Catch training-serving skew before the interviewer brings it up. Explain that your feature transformations need to run identically in the training pipeline and at serving time, and that a shared feature store with versioned transforms is how you enforce that. This is the detail that separates candidates who've shipped recommendation systems from those who've only read about them.
Go deep on negative sampling. Random negatives are easy to implement but produce overconfident models. In-batch negatives are more realistic. Popularity-weighted sampling corrects for exposure bias. You should be able to explain the tradeoff and pick one with justification.
Reason about the latency budget. The p99 target is 200ms end-to-end. Feature fetch takes ~10ms, ANN retrieval takes ~20ms, ranking model inference takes ~50ms. You should be able to sketch where the time goes and identify which stage is the bottleneck under load.
Propose a concrete monitoring plan. Not just "we'll watch CTR." Specify what you're measuring at the data layer (feature drift, missing values), the model layer (score distribution shift), and the business layer (engagement, diversity). Name a retraining trigger condition.

Key insight: Senior candidates don't just design the happy path. They anticipate what breaks in production and build the system to catch it.

Staff+

Reason about real constraints, not ideal ones. A catalog of 100M items with 50K QPS and a two-person ML team has different answers than a catalog of 10K items at 1K QPS. Staff candidates size the system to the actual problem, make explicit tradeoffs between model complexity and operational cost, and know when a simpler model that the team can maintain beats a sophisticated one that becomes a black box.
Design the experimentation platform, not just the experiment.
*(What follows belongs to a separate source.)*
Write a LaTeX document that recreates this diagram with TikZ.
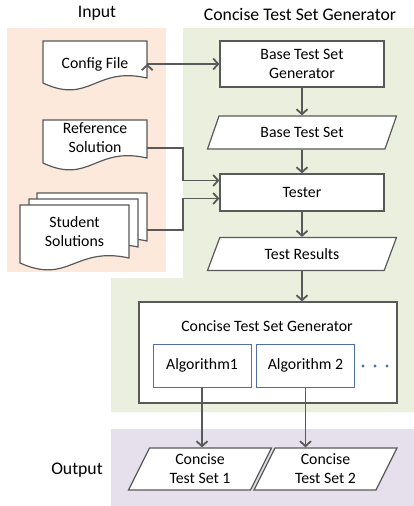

That means thinking about how to run five simultaneous A/B tests without interference, how to handle novelty bias in short-run experiments, and when interleaving is a better evaluation method than a traditional holdout split.
Address long-term ecosystem health. A recommendation system that only optimizes CTR will eventually collapse into a popularity feedback loop, starving long-tail content and eroding catalog diversity. Staff candidates bring this up unprompted and propose concrete mechanisms: diversity constraints in re-ranking, exploration budgets, or fairness-aware training objectives.
Map the cross-team dependencies. The feature store is owned by data engineering. The A/B testing platform is owned by growth. The item catalog is owned by content. Staff candidates identify these dependencies, flag the coordination risks, and propose interfaces that let the ML team move independently without breaking shared infrastructure.

Key takeaway: The difference between a good recommendation system and a great one isn't the model architecture. It's whether the system can learn, adapt, and stay healthy over months and years without requiring heroic intervention every time the data distribution shifts.